▸ **Recorded data**
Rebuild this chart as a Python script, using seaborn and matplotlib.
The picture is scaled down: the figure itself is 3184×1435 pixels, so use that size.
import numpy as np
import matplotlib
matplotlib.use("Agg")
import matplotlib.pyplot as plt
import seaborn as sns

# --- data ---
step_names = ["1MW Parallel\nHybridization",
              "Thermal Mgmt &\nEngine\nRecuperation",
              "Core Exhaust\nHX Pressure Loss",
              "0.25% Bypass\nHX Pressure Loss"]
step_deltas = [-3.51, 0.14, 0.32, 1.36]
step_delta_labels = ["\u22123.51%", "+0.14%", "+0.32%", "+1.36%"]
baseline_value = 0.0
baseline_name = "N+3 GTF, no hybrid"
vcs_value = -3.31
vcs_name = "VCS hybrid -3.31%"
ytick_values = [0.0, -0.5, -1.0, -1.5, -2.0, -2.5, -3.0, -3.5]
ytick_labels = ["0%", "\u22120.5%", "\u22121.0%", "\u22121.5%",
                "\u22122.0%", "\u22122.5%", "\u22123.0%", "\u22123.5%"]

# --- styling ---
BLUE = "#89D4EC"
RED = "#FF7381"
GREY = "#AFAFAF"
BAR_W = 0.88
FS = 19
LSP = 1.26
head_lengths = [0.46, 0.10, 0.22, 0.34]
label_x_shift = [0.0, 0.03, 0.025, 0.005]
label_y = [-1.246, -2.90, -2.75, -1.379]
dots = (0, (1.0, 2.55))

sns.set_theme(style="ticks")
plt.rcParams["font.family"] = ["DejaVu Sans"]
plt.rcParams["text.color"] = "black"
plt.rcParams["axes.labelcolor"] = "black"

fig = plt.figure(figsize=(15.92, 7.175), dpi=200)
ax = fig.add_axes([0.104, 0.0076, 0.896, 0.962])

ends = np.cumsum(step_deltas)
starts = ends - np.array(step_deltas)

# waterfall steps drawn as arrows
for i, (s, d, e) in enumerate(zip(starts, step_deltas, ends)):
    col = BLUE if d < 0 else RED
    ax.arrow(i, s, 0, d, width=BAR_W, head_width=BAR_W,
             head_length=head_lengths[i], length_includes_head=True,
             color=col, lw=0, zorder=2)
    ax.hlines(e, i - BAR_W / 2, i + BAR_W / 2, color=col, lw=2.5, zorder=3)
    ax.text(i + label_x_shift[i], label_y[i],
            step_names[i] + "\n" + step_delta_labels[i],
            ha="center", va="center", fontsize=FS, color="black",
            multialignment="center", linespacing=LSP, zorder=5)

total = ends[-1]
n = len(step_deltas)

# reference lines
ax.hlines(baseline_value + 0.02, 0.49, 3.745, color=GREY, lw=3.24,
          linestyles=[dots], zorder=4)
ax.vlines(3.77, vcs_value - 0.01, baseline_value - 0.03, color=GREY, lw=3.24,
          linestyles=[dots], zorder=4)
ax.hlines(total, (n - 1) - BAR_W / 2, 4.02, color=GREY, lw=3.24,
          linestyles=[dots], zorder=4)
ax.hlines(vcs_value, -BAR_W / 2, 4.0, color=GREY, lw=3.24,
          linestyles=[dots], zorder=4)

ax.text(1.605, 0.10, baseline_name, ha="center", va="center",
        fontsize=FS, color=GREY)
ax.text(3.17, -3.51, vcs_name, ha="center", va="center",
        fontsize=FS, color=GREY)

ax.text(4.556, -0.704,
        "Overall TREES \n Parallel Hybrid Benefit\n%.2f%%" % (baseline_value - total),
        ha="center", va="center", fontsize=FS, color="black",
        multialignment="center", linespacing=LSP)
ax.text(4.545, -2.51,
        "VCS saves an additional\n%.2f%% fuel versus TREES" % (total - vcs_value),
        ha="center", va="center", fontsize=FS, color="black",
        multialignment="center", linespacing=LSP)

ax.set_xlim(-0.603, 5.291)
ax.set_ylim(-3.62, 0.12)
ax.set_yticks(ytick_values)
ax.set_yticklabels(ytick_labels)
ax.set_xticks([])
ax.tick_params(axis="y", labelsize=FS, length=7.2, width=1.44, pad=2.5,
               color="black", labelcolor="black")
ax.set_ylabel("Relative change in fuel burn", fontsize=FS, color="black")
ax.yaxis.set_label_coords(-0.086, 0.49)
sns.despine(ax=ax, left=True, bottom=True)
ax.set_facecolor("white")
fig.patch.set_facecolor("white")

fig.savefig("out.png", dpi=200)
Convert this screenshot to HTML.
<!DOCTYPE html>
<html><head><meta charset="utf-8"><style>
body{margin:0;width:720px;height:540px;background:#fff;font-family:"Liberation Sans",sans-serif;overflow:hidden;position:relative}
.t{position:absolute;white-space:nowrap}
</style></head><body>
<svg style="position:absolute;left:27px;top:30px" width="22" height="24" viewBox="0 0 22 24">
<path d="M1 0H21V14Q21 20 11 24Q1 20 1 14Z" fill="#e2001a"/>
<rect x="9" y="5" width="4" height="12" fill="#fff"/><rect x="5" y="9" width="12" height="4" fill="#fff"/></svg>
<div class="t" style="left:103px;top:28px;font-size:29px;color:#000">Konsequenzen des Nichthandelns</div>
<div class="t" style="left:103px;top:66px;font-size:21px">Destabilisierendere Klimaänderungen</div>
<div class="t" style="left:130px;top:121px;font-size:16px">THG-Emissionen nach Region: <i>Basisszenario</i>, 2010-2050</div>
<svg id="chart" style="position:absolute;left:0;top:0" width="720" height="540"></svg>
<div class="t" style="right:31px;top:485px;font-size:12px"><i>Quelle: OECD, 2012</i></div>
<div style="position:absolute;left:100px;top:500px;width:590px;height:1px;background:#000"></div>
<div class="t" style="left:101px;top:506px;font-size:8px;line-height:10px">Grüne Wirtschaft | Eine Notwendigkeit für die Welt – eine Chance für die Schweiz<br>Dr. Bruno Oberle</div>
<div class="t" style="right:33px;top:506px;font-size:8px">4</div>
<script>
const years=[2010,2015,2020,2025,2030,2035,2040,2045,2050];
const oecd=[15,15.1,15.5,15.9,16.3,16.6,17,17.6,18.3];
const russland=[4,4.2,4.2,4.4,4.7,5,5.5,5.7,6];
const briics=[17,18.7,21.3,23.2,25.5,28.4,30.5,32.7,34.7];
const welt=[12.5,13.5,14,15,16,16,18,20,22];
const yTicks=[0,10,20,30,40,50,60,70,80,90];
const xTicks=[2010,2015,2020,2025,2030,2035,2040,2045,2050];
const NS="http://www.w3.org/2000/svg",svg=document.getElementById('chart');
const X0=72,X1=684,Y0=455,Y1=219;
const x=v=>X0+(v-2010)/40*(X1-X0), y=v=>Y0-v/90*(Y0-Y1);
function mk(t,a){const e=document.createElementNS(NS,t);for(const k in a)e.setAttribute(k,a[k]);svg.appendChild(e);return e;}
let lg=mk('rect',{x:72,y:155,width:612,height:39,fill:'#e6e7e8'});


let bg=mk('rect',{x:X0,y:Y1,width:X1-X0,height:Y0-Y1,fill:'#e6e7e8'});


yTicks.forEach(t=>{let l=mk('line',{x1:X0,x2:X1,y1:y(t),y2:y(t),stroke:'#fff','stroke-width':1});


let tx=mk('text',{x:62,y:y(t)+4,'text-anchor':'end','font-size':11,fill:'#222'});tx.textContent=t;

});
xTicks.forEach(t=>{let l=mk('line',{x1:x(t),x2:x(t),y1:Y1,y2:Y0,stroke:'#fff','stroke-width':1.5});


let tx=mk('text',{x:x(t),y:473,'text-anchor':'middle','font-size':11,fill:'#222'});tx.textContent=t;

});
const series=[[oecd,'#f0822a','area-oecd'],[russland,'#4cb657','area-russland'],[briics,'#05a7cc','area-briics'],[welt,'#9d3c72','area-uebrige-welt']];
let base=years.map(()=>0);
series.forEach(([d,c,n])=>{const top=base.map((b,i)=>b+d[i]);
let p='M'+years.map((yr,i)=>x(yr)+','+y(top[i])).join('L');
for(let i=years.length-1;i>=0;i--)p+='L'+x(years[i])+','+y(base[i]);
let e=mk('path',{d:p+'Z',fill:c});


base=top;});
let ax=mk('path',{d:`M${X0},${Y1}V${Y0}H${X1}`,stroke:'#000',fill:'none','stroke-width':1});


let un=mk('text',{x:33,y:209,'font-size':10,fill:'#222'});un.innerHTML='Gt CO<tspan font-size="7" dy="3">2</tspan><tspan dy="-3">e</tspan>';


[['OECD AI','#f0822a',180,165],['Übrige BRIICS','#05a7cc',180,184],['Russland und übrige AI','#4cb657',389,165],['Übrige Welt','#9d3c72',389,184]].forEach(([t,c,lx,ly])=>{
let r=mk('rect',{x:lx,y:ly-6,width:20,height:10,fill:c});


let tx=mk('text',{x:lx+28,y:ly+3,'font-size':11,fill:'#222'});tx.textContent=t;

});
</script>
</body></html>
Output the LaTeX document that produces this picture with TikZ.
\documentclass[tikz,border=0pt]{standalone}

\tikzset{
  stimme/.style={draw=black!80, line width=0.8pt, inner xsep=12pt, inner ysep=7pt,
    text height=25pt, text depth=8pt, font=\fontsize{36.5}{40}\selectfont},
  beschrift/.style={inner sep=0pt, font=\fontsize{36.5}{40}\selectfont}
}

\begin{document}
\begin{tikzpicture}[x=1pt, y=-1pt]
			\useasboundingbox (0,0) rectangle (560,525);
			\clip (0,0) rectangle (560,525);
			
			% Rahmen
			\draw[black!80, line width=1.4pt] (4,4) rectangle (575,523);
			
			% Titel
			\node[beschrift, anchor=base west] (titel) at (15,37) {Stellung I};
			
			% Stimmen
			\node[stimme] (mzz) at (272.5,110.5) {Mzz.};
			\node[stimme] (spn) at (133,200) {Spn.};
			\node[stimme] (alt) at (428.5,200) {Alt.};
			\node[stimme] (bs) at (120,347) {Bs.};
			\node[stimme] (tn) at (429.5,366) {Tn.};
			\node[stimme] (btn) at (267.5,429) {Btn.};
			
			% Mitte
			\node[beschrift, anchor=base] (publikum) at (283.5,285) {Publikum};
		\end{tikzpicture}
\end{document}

▸ **Description of the task**
Please write out the material word for word from its first line through the line holding "import seaborn as sns", including both, and no line past it.

▸ **Response**
Rebuild this chart as a Python script, using seaborn and matplotlib.
The picture is scaled down: the figure itself is 3184×1435 pixels, so use that size.
import numpy as np
import matplotlib
matplotlib.use("Agg")
import matplotlib.pyplot as plt
import seaborn as sns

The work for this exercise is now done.